- Your goal
Make an exact copy of the lines, leaving the pictures out.
── Material provided
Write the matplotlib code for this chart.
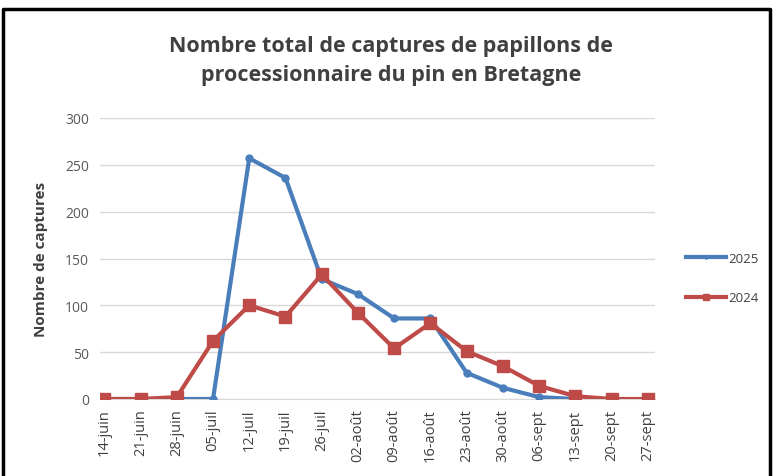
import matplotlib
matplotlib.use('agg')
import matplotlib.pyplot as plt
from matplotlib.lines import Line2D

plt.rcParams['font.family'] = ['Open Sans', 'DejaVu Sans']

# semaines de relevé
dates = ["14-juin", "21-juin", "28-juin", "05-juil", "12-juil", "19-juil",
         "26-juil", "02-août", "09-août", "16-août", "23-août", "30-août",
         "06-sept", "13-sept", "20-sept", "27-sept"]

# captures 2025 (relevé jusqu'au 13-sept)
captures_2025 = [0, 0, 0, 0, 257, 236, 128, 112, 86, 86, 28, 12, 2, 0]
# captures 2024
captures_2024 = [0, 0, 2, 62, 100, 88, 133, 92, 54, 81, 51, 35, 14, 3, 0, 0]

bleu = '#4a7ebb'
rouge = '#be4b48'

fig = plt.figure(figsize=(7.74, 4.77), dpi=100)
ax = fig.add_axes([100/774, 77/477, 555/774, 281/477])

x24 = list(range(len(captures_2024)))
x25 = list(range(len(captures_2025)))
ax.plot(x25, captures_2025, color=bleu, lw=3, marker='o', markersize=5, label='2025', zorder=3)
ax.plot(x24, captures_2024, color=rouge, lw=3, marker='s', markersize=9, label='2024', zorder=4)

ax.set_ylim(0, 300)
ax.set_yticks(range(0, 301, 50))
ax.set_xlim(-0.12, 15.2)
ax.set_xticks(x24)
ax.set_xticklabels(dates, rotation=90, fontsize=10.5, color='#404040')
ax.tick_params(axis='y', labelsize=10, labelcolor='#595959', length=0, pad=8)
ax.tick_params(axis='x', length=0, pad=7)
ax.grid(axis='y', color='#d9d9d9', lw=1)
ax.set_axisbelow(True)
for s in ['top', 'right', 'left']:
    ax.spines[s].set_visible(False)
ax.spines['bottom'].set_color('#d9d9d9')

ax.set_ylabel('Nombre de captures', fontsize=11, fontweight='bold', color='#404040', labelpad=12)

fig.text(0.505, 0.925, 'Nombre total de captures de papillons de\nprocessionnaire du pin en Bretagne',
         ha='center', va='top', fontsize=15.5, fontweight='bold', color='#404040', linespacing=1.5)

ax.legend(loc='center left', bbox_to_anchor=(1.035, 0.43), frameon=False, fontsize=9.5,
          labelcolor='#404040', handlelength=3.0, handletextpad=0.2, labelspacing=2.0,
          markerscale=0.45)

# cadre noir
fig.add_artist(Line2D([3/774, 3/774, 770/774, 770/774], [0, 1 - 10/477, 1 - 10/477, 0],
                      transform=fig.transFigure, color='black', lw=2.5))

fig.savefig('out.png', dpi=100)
────
- Task output
Write the matplotlib code for this chart.
import matplotlib
matplotlib.use('agg')
import matplotlib.pyplot as plt
from matplotlib.lines import Line2D

plt.rcParams['font.family'] = ['Open Sans', 'DejaVu Sans']

# semaines de relevé
dates = ["14-juin", "21-juin", "28-juin", "05-juil", "12-juil", "19-juil",
         "26-juil", "02-août", "09-août", "16-août", "23-août", "30-août",
         "06-sept", "13-sept", "20-sept", "27-sept"]

# captures 2025 (relevé jusqu'au 13-sept)
captures_2025 = [0, 0, 0, 0, 257, 236, 128, 112, 86, 86, 28, 12, 2, 0]
# captures 2024
captures_2024 = [0, 0, 2, 62, 100, 88, 133, 92, 54, 81, 51, 35, 14, 3, 0, 0]

bleu = '#4a7ebb'
rouge = '#be4b48'

fig = plt.figure(figsize=(7.74, 4.77), dpi=100)
ax = fig.add_axes([100/774, 77/477, 555/774, 281/477])

x24 = list(range(len(captures_2024)))
x25 = list(range(len(captures_2025)))
ax.plot(x25, captures_2025, color=bleu, lw=3, marker='o', markersize=5, label='2025', zorder=3)
ax.plot(x24, captures_2024, color=rouge, lw=3, marker='s', markersize=9, label='2024', zorder=4)

ax.set_ylim(0, 300)
ax.set_yticks(range(0, 301, 50))
ax.set_xlim(-0.12, 15.2)
ax.set_xticks(x24)
ax.set_xticklabels(dates, rotation=90, fontsize=10.5, color='#404040')
ax.tick_params(axis='y', labelsize=10, labelcolor='#595959', length=0, pad=8)
ax.tick_params(axis='x', length=0, pad=7)
ax.grid(axis='y', color='#d9d9d9', lw=1)
ax.set_axisbelow(True)
for s in ['top', 'right', 'left']:
    ax.spines[s].set_visible(False)
ax.spines['bottom'].set_color('#d9d9d9')

ax.set_ylabel('Nombre de captures', fontsize=11, fontweight='bold', color='#404040', labelpad=12)

fig.text(0.505, 0.925, 'Nombre total de captures de papillons de\nprocessionnaire du pin en Bretagne',
         ha='center', va='top', fontsize=15.5, fontweight='bold', color='#404040', linespacing=1.5)

ax.legend(loc='center left', bbox_to_anchor=(1.035, 0.43), frameon=False, fontsize=9.5,
          labelcolor='#404040', handlelength=3.0, handletextpad=0.2, labelspacing=2.0,
          markerscale=0.45)

# cadre noir
fig.add_artist(Line2D([3/774, 3/774, 770/774, 770/774], [0, 1 - 10/477, 1 - 10/477, 0],
                      transform=fig.transFigure, color='black', lw=2.5))

fig.savefig('out.png', dpi=100)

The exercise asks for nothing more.